### What you are asked to do:
Copy exactly the lines from the beginning of the data down to and including the line holding "(12,31) -- cycle;", without any pictures.

### Data lines:
--------------------

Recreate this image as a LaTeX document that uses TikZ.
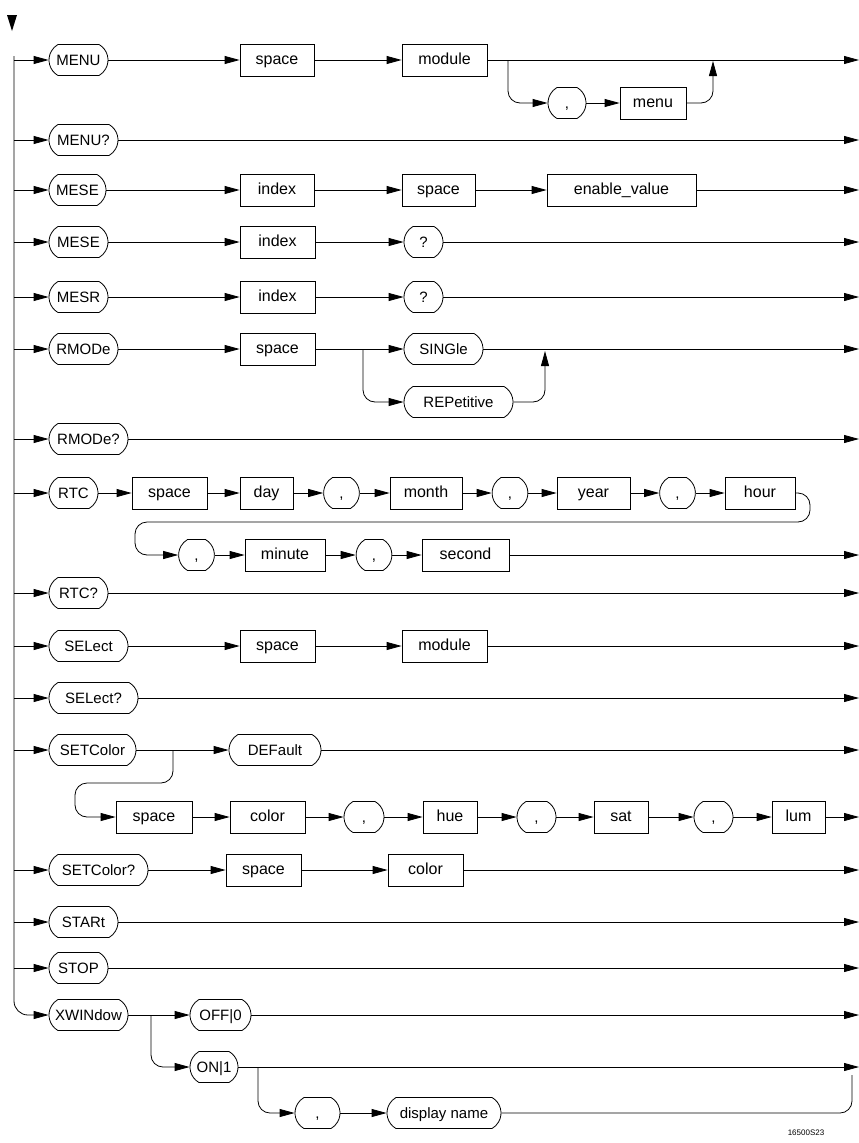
\documentclass[tikz,border=0pt]{standalone}
\usepackage{fontspec}
\setmainfont{Liberation Sans}
\usetikzlibrary{arrows.meta,shapes.misc}

\tikzset{every picture/.style={line width=0.8pt}}
\tikzset{
  kw/.style={draw,rounded rectangle,rounded rectangle arc length=120,minimum height=31,inner xsep=2pt,text height=10pt,text depth=0pt,font=\fontsize{15}{18}\selectfont},
  prm/.style={draw,rectangle,minimum height=32,inner xsep=3pt,text height=9pt,text depth=0pt,font=\fontsize{16}{19}\selectfont},
  figno/.style={font=\fontsize{8}{10}\selectfont}
}

\begin{document}
\begin{tikzpicture}[x=1pt,y=1pt,yscale=-1,xscale=1,>={Triangle[length=15pt,width=8pt]}]
		\useasboundingbox (0,0) rectangle (859,1143);
		\coordinate (spine) at (14,0);
		\coordinate (exit) at (859,0);
		
		%Start mark
		\fill (7,15) -- (17,15) -- (12,31) -- cycle;
		
		% MENU
		\draw (78.5,60) node [kw,minimum width=63] (menu) {MENU};
		\draw (277,60) node [prm,minimum width=74] (menusp) {space};
		\draw (444.5,60) node [prm,minimum width=85] (menumod) {module};
		\draw (567,103) node [kw,minimum width=42] (menucm) {,};
		\draw (653,103) node [prm,minimum width=66] (menumenu) {menu};
		\coordinate (menub) at (508,60);
		\coordinate (menuj) at (713,61);
		% MENU?
		\draw (83.5,140) node [kw,minimum width=73] (menuq) {MENU?};
		% MESE
		\draw (77.5,190) node [kw,minimum width=61] (mese) {MESE};
		\draw (277,190) node [prm,minimum width=74] (meseidx) {index};
		\draw (438.5,190) node [prm,minimum width=73] (mesesp) {space};
		\draw (621.5,190) node [prm,minimum width=149] (meseval) {enable\_value};
		% MESE query
		\draw (78.5,242) node [kw,minimum width=63] (meseb) {MESE};
		\draw (277.5,242) node [prm,minimum width=75] (mesebidx) {index};
		\draw (423.5,242) node [kw,minimum width=43] (mesebq) {?};
		% MESR
		\draw (78.5,297) node [kw,minimum width=63] (mesr) {MESR};
		\draw (277.5,297) node [prm,minimum width=75] (mesridx) {index};
		\draw (423.5,297) node [kw,minimum width=43] (mesrq) {?};
		% RMODe
		\draw (83.5,349) node [kw,minimum width=73] (rmode) {RMODe};
		\draw (277.5,349) node [prm,minimum width=75] (rmodesp) {space};
		\draw (443.5,349) node [kw,minimum width=83] (rmodesing) {SINGle};
		\draw (458.5,402) node [kw,minimum width=113] (rmoderep) {REPetitive};
		\coordinate (rmodeb) at (363,349);
		\coordinate (rmodej) at (545,351);
		% RMODe?
		\draw (88.5,439) node [kw,minimum width=83] (rmodeq) {RMODe?};
		% RTC
		\draw (73.5,493) node [kw,minimum width=53] (rtc) {RTC};
		\draw (169.5,493) node [prm,minimum width=75] (rtcsp) {space};
		\draw (266.5,493) node [prm,minimum width=53] (rtcday) {day};
		\draw (341.5,493) node [kw,minimum width=32] (rtccma) {,};
		\draw (426,493) node [prm,minimum width=72] (rtcmon) {month};
		\draw (510,493) node [kw,minimum width=34] (rtccmb) {,};
		\draw (593.5,493) node [prm,minimum width=73] (rtcyear) {year};
		\draw (677.5,493) node [kw,minimum width=35] (rtccmc) {,};
		\draw (760,493) node [prm,minimum width=70] (rtchour) {hour};
		\draw (196.5,555) node [kw,minimum width=32] (rtccmd) {,};
		\draw (285,555) node [prm,minimum width=80] (rtcmin) {minute};
		\draw (374,555) node [kw,minimum width=32] (rtccme) {,};
		\draw (465.5,555) node [prm,minimum width=87] (rtcsec) {second};
		\coordinate (rtcwa) at (810,522);
		\coordinate (rtcwb) at (135,555);
		% RTC?
		\draw (78.5,593) node [kw,minimum width=63] (rtcq) {RTC?};
		% SELect
		\draw (88.5,646) node [kw,minimum width=83] (sel) {SELect};
		\draw (277.5,646) node [prm,minimum width=75] (selsp) {space};
		\draw (444.5,646) node [prm,minimum width=85] (selmod) {module};
		% SELect?
		\draw (93.5,698) node [kw,minimum width=93] (selq) {SELect?};
		% SETColor
		\draw (92.5,750) node [kw,minimum width=91] (setc) {SETColor};
		\draw (275,750) node [kw,minimum width=96] (setcdef) {DEFault};
		\draw (154,817) node [prm,minimum width=76] (setcsp) {space};
		\draw (267.5,817) node [prm,minimum width=75] (setccol) {color};
		\draw (364,817) node [kw,minimum width=44] (setccma) {,};
		\draw (450,817) node [prm,minimum width=54] (setchue) {hue};
		\draw (536.5,817) node [kw,minimum width=43] (setccmb) {,};
		\draw (621,817) node [prm,minimum width=54] (setcsat) {sat};
		\draw (713.5,817) node [kw,minimum width=43] (setccmc) {,};
		\draw (798.5,817) node [prm,minimum width=53] (setclum) {lum};
		\coordinate (setcb) at (173,750);
		\coordinate (setcw) at (75,783);
		% SETColor?
		\draw (98.5,870) node [kw,minimum width=103] (setcq) {SETColor?};
		\draw (263.5,870) node [prm,minimum width=75] (setcqsp) {space};
		\draw (425.5,870) node [prm,minimum width=75] (setcqcol) {color};
		% STARt, STOP
		\draw (83.5,922) node [kw,minimum width=73] (start) {STARt};
		\draw (78.5,968) node [kw,minimum width=63] (stop) {STOP};
		% XWINdow
		\draw (88.5,1015) node [kw,minimum width=83] (xwin) {XWINdow};
		\draw (220.5,1015) node [kw,minimum width=65] (xwinoff) {OFF|0};
		\draw (214,1067) node [kw,minimum width=52] (xwinon) {ON|1};
		\draw (317.5,1113) node [kw,minimum width=49] (xwincm) {,};
		\draw (444,1113) node [kw,minimum width=118] (xwindisp) {display name};
		\coordinate (xwinb) at (151,1015);
		\coordinate (xwinc) at (258,1067);
		\coordinate (xwinj) at (852,1075);
		
		% Text Node
		\draw (806,1133) node [figno] (figid) {16500S23};
		
		%Spine and entries
		\draw [->,rounded corners=14] (14,56) -- (14,1015) -- (xwin.west);
		\foreach \n in {menu,menuq,mese,meseb,mesr,rmode,rmodeq,rtc,rtcq,sel,selq,setc,setcq,start,stop}
			\draw [->] (spine |- \n.west) -- (\n.west);
		
		%Straight Lines
		\foreach \a/\b in {menu/menusp,menusp/menumod,menucm/menumenu,
			mese/meseidx,meseidx/mesesp,mesesp/meseval,
			meseb/mesebidx,mesebidx/mesebq,mesr/mesridx,mesridx/mesrq,
			rmode/rmodesp,rmodesp/rmodesing,
			rtc/rtcsp,rtcsp/rtcday,rtcday/rtccma,rtccma/rtcmon,rtcmon/rtccmb,rtccmb/rtcyear,rtcyear/rtccmc,rtccmc/rtchour,
			rtccmd/rtcmin,rtcmin/rtccme,rtccme/rtcsec,
			sel/selsp,selsp/selmod,
			setc/setcdef,setcsp/setccol,setccol/setccma,setccma/setchue,setchue/setccmb,setccmb/setcsat,setcsat/setccmc,setccmc/setclum,
			setcq/setcqsp,setcqsp/setcqcol,
			xwin/xwinoff,xwincm/xwindisp}
			\draw [->] (\a.east) -- (\b.west);
		
		%Exits
		\foreach \n in {menumod,menuq,meseval,mesebq,mesrq,rmodesing,rmodeq,rtcsec,rtcq,selmod,selq,setcdef,setclum,setcqcol,start,stop,xwinoff,xwinon}
			\draw [->] (\n.east) -- (\n.east -| exit);
		
		%Branches
		\draw [->,rounded corners=12] (menub) |- (menucm.west);
		\draw [->,rounded corners=12] (menumenu.east) -| (menuj);
		\draw [->,rounded corners=12] (rmodeb) |- (rmoderep.west);
		\draw [->,rounded corners=12] (rmoderep.east) -| (rmodej);
		\draw [->,rounded corners=12] (rtchour.east) -| (rtcwa) -| (rtcwb) -- (rtccmd.west);
		\draw [->,rounded corners=12] (setcb) |- (setcw) |- (setcsp.west);
		\draw [->,rounded corners=12] (xwinb) |- (xwinon.west);
		\draw [->,rounded corners=12] (xwinc) |- (xwincm.west);
		\draw [rounded corners=12] (xwindisp.east) -| (xwinj);
		
	\end{tikzpicture}
\end{document}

--------------------

### Solution to the exercise:
Recreate this image as a LaTeX document that uses TikZ.
\documentclass[tikz,border=0pt]{standalone}
\usepackage{fontspec}
\setmainfont{Liberation Sans}
\usetikzlibrary{arrows.meta,shapes.misc}

\tikzset{every picture/.style={line width=0.8pt}}
\tikzset{
  kw/.style={draw,rounded rectangle,rounded rectangle arc length=120,minimum height=31,inner xsep=2pt,text height=10pt,text depth=0pt,font=\fontsize{15}{18}\selectfont},
  prm/.style={draw,rectangle,minimum height=32,inner xsep=3pt,text height=9pt,text depth=0pt,font=\fontsize{16}{19}\selectfont},
  figno/.style={font=\fontsize{8}{10}\selectfont}
}

\begin{document}
\begin{tikzpicture}[x=1pt,y=1pt,yscale=-1,xscale=1,>={Triangle[length=15pt,width=8pt]}]
		\useasboundingbox (0,0) rectangle (859,1143);
		\coordinate (spine) at (14,0);
		\coordinate (exit) at (859,0);
		
		%Start mark
		\fill (7,15) -- (17,15) -- (12,31) -- cycle;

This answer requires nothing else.